I must have missed the notice to run openhabian-config after having upgraded to 2.5.
Additionally, the stable versions (including 2.5.4, 2.5.5, etc.) are available in the APT testing and snapshot repositories anyway. The stable repository however is hosted in a more stable location (Bintray) so should be the recommended repository for openHAB 2.5.X
The way to get the openHAB patch releases apparently changed somewhere along with the new patch release… there were 3 channels (release, milestones, snapshots), now apparently only 2 (release, snapshots). I’m just trying to find where this change originated from.
When 2.5.0 was released, they stopped core development to work on OH3. The not only release snapshots & monthly releases with newer bindings. for 2.5.x.
See the first post in this thread for a little more information.
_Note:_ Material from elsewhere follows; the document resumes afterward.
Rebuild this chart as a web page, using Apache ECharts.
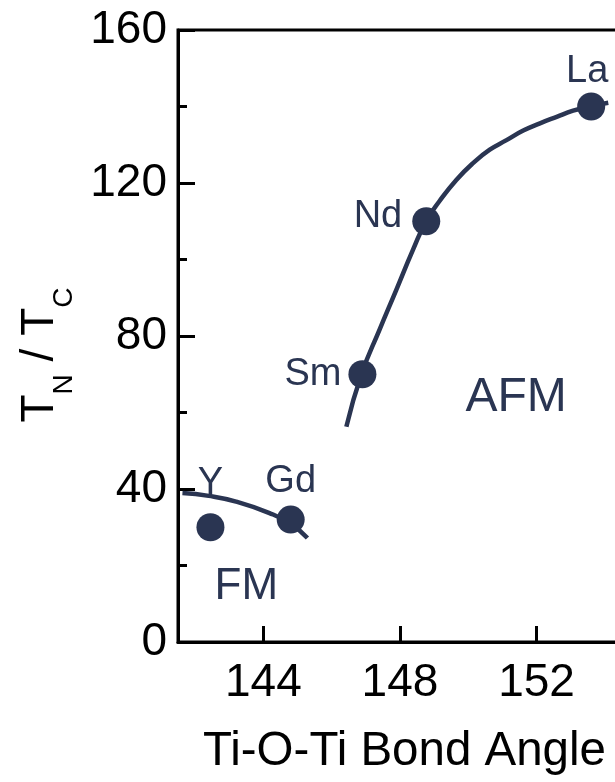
<!DOCTYPE html>
<html>
<head>
<meta charset="utf-8">
<script src="https://cdn.jsdelivr.net/npm/echarts@6/dist/echarts.min.js"></script>
<style>
  html, body { margin: 0; padding: 0; background: #fff; }
  #chart { width: 615px; height: 782px; }
</style>
</head>
<body>
<div id="chart"></div>
<script>
// Rare-earth titanates: ordering temperature vs Ti-O-Ti bond angle
const compounds = ['Y', 'Gd', 'Sm', 'Nd', 'La'];
const bondAngle = [142.45, 144.8, 146.9, 148.77, 153.6];
const orderingTemp = [30, 32, 70, 110, 140];

// Guide curve through the ferromagnetic compounds
const fmCurveX = [141.63, 142.4, 143.2, 144.18, 144.8, 145.29];
const fmCurveY = [38.95, 38.2, 36.7, 33.7, 30.9, 27.2];

// Guide curve through the antiferromagnetic compounds
const afmCurveX = [146.43, 146.88, 147.40, 147.89, 148.38, 148.77, 149.16, 149.65, 150.14, 150.63, 151.12, 151.61, 152.10, 152.59, 153.07, 153.61, 154.10];
const afmCurveY = [56.3, 70.2, 81.6, 92.0, 102.5, 110.1, 115.3, 120.8, 125.2, 128.7, 131.2, 133.7, 135.6, 137.3, 138.9, 140.1, 141.0];

// Phase region annotations
const regionNames = ['AFM', 'FM'];
const regionX = [151.4, 143.5];
const regionY = [63.8, 14.3];
const regionFontSizes = [48, 44];

const xTickValues = [144, 148, 152];

const ink = '#2a3552';
const font = 'Liberation Sans, Arial, sans-serif';

const labelPlacement = {
  Y:  { position: 'top', distance: 11 },
  Gd: { position: 'top', distance: 5 },
  Sm: { position: 'left', distance: 7 },
  Nd: { position: 'left', distance: 10, offset: [0, -5] },
  La: { position: 'top', distance: 2, offset: [-4, 0] }
};

const pointData = compounds.map((name, i) => ({
  name: name,
  value: [bondAngle[i], orderingTemp[i]],
  label: labelPlacement[name]
}));

const chart = echarts.init(document.getElementById('chart'), null, { renderer: 'canvas' });

chart.setOption({
  animation: false,
  backgroundColor: '#fff',
  grid: {
    left: 178, top: 30, bottom: 140, right: -24,
    show: true, borderColor: '#000', borderWidth: 3,
    outerBoundsMode: 'none'
  },
  xAxis: {
    type: 'value',
    min: 141.5,
    max: 155,
    splitLine: { show: false },
    axisLine: { show: true, onZero: false, lineStyle: { color: '#000', width: 3 } },
    axisTick: { show: true, inside: true, length: 16, customValues: xTickValues, lineStyle: { color: '#000', width: 3 } },
    axisLabel: { customValues: xTickValues, margin: 18, fontSize: 46, color: '#000', fontFamily: font },
    name: 'Ti-O-Ti Bond Angle',
    nameLocation: 'middle',
    nameGap: 86,
    nameMoveOverlap: false,
    nameTextStyle: { fontSize: 47.5, color: '#000', fontFamily: font, padding: [0, 8, 0, 0] }
  },
  yAxis: {
    type: 'value',
    min: 0,
    max: 160,
    interval: 40,
    splitLine: { show: false },
    axisLine: { show: true, onZero: false, lineStyle: { color: '#000', width: 3 } },
    axisTick: { show: true, inside: true, length: 17, lineStyle: { color: '#000', width: 3 } },
    minorTick: { show: true, splitNumber: 2, length: 9, lineStyle: { color: '#000', width: 3 } },
    axisLabel: { margin: 11, fontSize: 46, color: '#000', fontFamily: font },
    name: '{t|T}{s|N}{t| / T}{s|C}',
    nameLocation: 'middle',
    nameGap: 115,
    nameRotate: 90,
    nameMoveOverlap: false,
    nameTextStyle: {
      padding: [0, 38, 0, 0],
      rich: {
        t: { fontSize: 46, lineHeight: 46, color: '#000', fontFamily: font, verticalAlign: 'top' },
        s: { fontSize: 28, lineHeight: 28, color: '#000', fontFamily: font, verticalAlign: 'top', padding: [33, 0, 0, 0] }
      }
    }
  },
  series: [
    {
      name: 'FM guide',
      type: 'line',
      data: fmCurveX.map((x, i) => [x, fmCurveY[i]]),
      smooth: 0.5,
      showSymbol: false,
      symbol: 'none',
      lineStyle: { color: ink, width: 4.5 },
      z: 2
    },
    {
      name: 'AFM guide',
      type: 'line',
      data: afmCurveX.map((x, i) => [x, afmCurveY[i]]),
      smooth: 0.5,
      showSymbol: false,
      symbol: 'none',
      lineStyle: { color: ink, width: 4.5 },
      z: 2
    },
    {
      name: 'Compounds',
      type: 'scatter',
      data: pointData,
      symbol: 'circle',
      symbolSize: 28,
      itemStyle: { color: ink, opacity: 1 },
      label: {
        show: true,
        formatter: '{b}',
        fontSize: 38,
        color: ink,
        opacity: 1,
        fontFamily: font
      },
      z: 3
    },
    {
      name: 'Regions',
      type: 'scatter',
      data: regionNames.map((n, i) => ({
        name: n,
        value: [regionX[i], regionY[i]],
        label: { fontSize: regionFontSizes[i] }
      })),
      symbolSize: 0,
      itemStyle: { color: 'transparent', opacity: 1 },
      label: {
        show: true,
        position: 'inside',
        formatter: '{b}',
        color: ink,
        opacity: 1,
        fontFamily: font
      },
      z: 3
    }
  ]
});
</script>
</body>
</html>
It has been and for the foreseeable future will be the same 3 channels:
Snapshots - These are built daily when something in the source changes. The apt unstable repository contains these.
Testing - Contains milestones, betas and release candidates there hasn’t been one for a while. The apt testingandunstable repositories contain these.
Stable - Contains only stable releases, including the patch releases, these are hosted on Bintray. All apt repos (unstable, testing and stable) contain these.
IMO the only way to fix that behaviour for 2.5.x is by putting the bundles in the addons-directory. These are never touched by an update. Core bundles do not change.
Thanks. For some reason all the searches I was doing didn’t find that. Really this is the kind of thing that should be in the release notes imho. It doesn’t seem like an insignificant change.
Sure. But this also prevents installation of new bindings.
I agree that it is a but unexpected, that installing or uninstalling one binding updates the version of another binding or that installing 2.5.4 and cleaning cache results in 2.5.5.
It is meant to automatically provide critical patches. It will make more sense for upcoming 3.0.x releases - with 2.5.x we are not sticking nicely to patches, but there are indeed unexpected feature changes.